- **WRITTEN PROBLEM**
Copy the listing below in full and skip every picture.

== COLLECTED DATA

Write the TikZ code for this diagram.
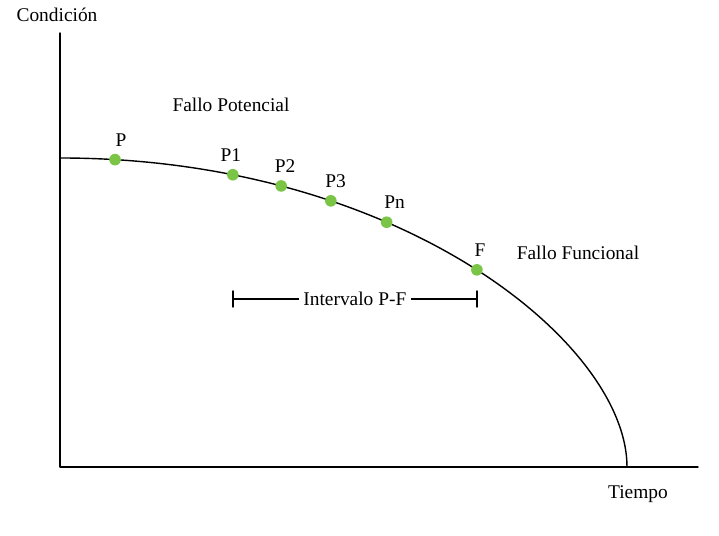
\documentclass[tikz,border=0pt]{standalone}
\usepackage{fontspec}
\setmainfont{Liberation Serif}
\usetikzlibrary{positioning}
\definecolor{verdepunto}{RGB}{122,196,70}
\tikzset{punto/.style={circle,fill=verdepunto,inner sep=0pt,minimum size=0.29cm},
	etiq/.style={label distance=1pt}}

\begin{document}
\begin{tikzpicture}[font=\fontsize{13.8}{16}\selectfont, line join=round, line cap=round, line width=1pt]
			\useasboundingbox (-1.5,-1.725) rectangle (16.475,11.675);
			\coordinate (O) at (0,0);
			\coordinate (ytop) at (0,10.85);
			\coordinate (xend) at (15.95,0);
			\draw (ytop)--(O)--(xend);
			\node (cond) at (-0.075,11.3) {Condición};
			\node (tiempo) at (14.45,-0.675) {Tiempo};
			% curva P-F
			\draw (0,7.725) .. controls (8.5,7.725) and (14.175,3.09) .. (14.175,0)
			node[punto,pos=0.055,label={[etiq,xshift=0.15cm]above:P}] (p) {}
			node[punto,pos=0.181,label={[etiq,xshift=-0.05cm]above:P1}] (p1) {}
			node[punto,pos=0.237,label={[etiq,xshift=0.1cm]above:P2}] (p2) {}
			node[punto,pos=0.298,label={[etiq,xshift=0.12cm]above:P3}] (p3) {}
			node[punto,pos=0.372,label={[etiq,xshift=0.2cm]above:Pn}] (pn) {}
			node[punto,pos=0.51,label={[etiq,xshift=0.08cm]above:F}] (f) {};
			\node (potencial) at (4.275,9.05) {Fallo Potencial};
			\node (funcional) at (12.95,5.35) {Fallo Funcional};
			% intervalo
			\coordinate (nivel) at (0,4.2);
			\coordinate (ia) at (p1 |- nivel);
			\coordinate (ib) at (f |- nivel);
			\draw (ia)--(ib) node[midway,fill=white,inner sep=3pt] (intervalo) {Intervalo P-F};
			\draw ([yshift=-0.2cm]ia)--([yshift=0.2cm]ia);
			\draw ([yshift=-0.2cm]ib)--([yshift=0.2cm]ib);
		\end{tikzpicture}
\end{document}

====

- **TASK OUTPUT**
Write the TikZ code for this diagram.
\documentclass[tikz,border=0pt]{standalone}
\usepackage{fontspec}
\setmainfont{Liberation Serif}
\usetikzlibrary{positioning}
\definecolor{verdepunto}{RGB}{122,196,70}
\tikzset{punto/.style={circle,fill=verdepunto,inner sep=0pt,minimum size=0.29cm},
	etiq/.style={label distance=1pt}}

\begin{document}
\begin{tikzpicture}[font=\fontsize{13.8}{16}\selectfont, line join=round, line cap=round, line width=1pt]
			\useasboundingbox (-1.5,-1.725) rectangle (16.475,11.675);
			\coordinate (O) at (0,0);
			\coordinate (ytop) at (0,10.85);
			\coordinate (xend) at (15.95,0);
			\draw (ytop)--(O)--(xend);
			\node (cond) at (-0.075,11.3) {Condición};
			\node (tiempo) at (14.45,-0.675) {Tiempo};
			% curva P-F
			\draw (0,7.725) .. controls (8.5,7.725) and (14.175,3.09) .. (14.175,0)
			node[punto,pos=0.055,label={[etiq,xshift=0.15cm]above:P}] (p) {}
			node[punto,pos=0.181,label={[etiq,xshift=-0.05cm]above:P1}] (p1) {}
			node[punto,pos=0.237,label={[etiq,xshift=0.1cm]above:P2}] (p2) {}
			node[punto,pos=0.298,label={[etiq,xshift=0.12cm]above:P3}] (p3) {}
			node[punto,pos=0.372,label={[etiq,xshift=0.2cm]above:Pn}] (pn) {}
			node[punto,pos=0.51,label={[etiq,xshift=0.08cm]above:F}] (f) {};
			\node (potencial) at (4.275,9.05) {Fallo Potencial};
			\node (funcional) at (12.95,5.35) {Fallo Funcional};
			% intervalo
			\coordinate (nivel) at (0,4.2);
			\coordinate (ia) at (p1 |- nivel);
			\coordinate (ib) at (f |- nivel);
			\draw (ia)--(ib) node[midway,fill=white,inner sep=3pt] (intervalo) {Intervalo P-F};
			\draw ([yshift=-0.2cm]ia)--([yshift=0.2cm]ia);
			\draw ([yshift=-0.2cm]ib)--([yshift=0.2cm]ib);
		\end{tikzpicture}
\end{document}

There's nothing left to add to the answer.